▶ [TASK REQUIREMENTS]: Do not copy the pictures; transcribe all other material exactly.

▶ [DATA PROVIDED]:

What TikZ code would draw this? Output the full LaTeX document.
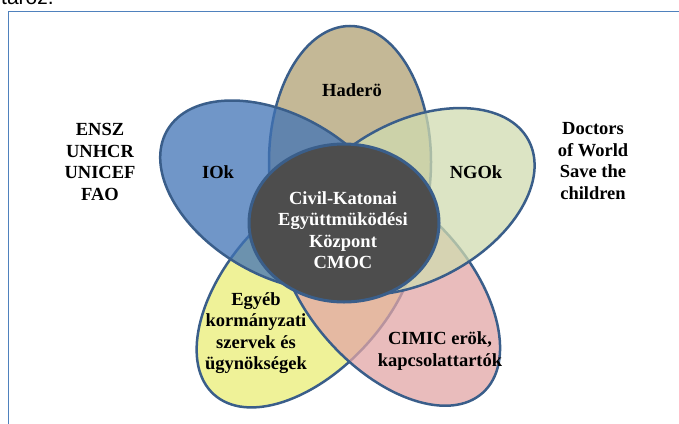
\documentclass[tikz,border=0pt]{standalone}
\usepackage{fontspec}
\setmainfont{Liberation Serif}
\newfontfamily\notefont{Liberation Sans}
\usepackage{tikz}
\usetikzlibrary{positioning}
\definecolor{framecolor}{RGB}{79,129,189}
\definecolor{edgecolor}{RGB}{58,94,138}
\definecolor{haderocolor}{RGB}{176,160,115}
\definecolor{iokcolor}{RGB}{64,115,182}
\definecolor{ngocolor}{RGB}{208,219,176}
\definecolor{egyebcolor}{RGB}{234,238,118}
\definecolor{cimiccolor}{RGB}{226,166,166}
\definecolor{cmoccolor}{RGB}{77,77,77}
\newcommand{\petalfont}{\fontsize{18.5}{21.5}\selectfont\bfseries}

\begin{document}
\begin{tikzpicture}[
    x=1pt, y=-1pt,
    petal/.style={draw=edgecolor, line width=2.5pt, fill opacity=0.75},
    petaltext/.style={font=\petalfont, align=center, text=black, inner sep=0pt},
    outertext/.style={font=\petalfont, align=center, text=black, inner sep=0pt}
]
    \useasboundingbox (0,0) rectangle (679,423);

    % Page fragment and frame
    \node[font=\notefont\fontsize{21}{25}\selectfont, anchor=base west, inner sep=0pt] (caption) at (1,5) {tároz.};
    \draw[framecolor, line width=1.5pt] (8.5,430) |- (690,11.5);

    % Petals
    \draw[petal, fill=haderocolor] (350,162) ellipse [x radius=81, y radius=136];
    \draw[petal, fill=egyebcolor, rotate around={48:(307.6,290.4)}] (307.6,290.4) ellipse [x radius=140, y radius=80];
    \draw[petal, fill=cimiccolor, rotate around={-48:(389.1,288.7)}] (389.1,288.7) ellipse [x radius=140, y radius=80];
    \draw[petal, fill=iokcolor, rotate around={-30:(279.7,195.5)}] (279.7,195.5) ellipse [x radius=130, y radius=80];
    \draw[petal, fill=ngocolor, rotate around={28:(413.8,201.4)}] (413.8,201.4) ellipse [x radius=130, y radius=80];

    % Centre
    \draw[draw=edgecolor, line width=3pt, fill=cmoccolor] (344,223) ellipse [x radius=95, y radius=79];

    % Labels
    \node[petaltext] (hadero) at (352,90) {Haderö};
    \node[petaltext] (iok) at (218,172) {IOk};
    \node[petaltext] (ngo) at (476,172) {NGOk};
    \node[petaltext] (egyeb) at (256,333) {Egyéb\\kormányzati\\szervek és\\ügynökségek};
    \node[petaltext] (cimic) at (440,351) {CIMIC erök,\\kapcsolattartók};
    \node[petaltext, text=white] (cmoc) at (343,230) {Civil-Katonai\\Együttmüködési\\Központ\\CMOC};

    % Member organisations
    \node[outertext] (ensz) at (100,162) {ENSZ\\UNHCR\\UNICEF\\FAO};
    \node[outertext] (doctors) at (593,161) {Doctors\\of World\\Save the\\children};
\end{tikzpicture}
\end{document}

▶ [SOLUTION TO THE PROBLEM]:
What TikZ code would draw this? Output the full LaTeX document.
\documentclass[tikz,border=0pt]{standalone}
\usepackage{fontspec}
\setmainfont{Liberation Serif}
\newfontfamily\notefont{Liberation Sans}
\usepackage{tikz}
\usetikzlibrary{positioning}
\definecolor{framecolor}{RGB}{79,129,189}
\definecolor{edgecolor}{RGB}{58,94,138}
\definecolor{haderocolor}{RGB}{176,160,115}
\definecolor{iokcolor}{RGB}{64,115,182}
\definecolor{ngocolor}{RGB}{208,219,176}
\definecolor{egyebcolor}{RGB}{234,238,118}
\definecolor{cimiccolor}{RGB}{226,166,166}
\definecolor{cmoccolor}{RGB}{77,77,77}
\newcommand{\petalfont}{\fontsize{18.5}{21.5}\selectfont\bfseries}

\begin{document}
\begin{tikzpicture}[
    x=1pt, y=-1pt,
    petal/.style={draw=edgecolor, line width=2.5pt, fill opacity=0.75},
    petaltext/.style={font=\petalfont, align=center, text=black, inner sep=0pt},
    outertext/.style={font=\petalfont, align=center, text=black, inner sep=0pt}
]
    \useasboundingbox (0,0) rectangle (679,423);

    % Page fragment and frame
    \node[font=\notefont\fontsize{21}{25}\selectfont, anchor=base west, inner sep=0pt] (caption) at (1,5) {tároz.};
    \draw[framecolor, line width=1.5pt] (8.5,430) |- (690,11.5);

    % Petals
    \draw[petal, fill=haderocolor] (350,162) ellipse [x radius=81, y radius=136];
    \draw[petal, fill=egyebcolor, rotate around={48:(307.6,290.4)}] (307.6,290.4) ellipse [x radius=140, y radius=80];
    \draw[petal, fill=cimiccolor, rotate around={-48:(389.1,288.7)}] (389.1,288.7) ellipse [x radius=140, y radius=80];
    \draw[petal, fill=iokcolor, rotate around={-30:(279.7,195.5)}] (279.7,195.5) ellipse [x radius=130, y radius=80];
    \draw[petal, fill=ngocolor, rotate around={28:(413.8,201.4)}] (413.8,201.4) ellipse [x radius=130, y radius=80];

    % Centre
    \draw[draw=edgecolor, line width=3pt, fill=cmoccolor] (344,223) ellipse [x radius=95, y radius=79];

    % Labels
    \node[petaltext] (hadero) at (352,90) {Haderö};
    \node[petaltext] (iok) at (218,172) {IOk};
    \node[petaltext] (ngo) at (476,172) {NGOk};
    \node[petaltext] (egyeb) at (256,333) {Egyéb\\kormányzati\\szervek és\\ügynökségek};
    \node[petaltext] (cimic) at (440,351) {CIMIC erök,\\kapcsolattartók};
    \node[petaltext, text=white] (cmoc) at (343,230) {Civil-Katonai\\Együttmüködési\\Központ\\CMOC};

    % Member organisations
    \node[outertext] (ensz) at (100,162) {ENSZ\\UNHCR\\UNICEF\\FAO};
    \node[outertext] (doctors) at (593,161) {Doctors\\of World\\Save the\\children};
\end{tikzpicture}
\end{document}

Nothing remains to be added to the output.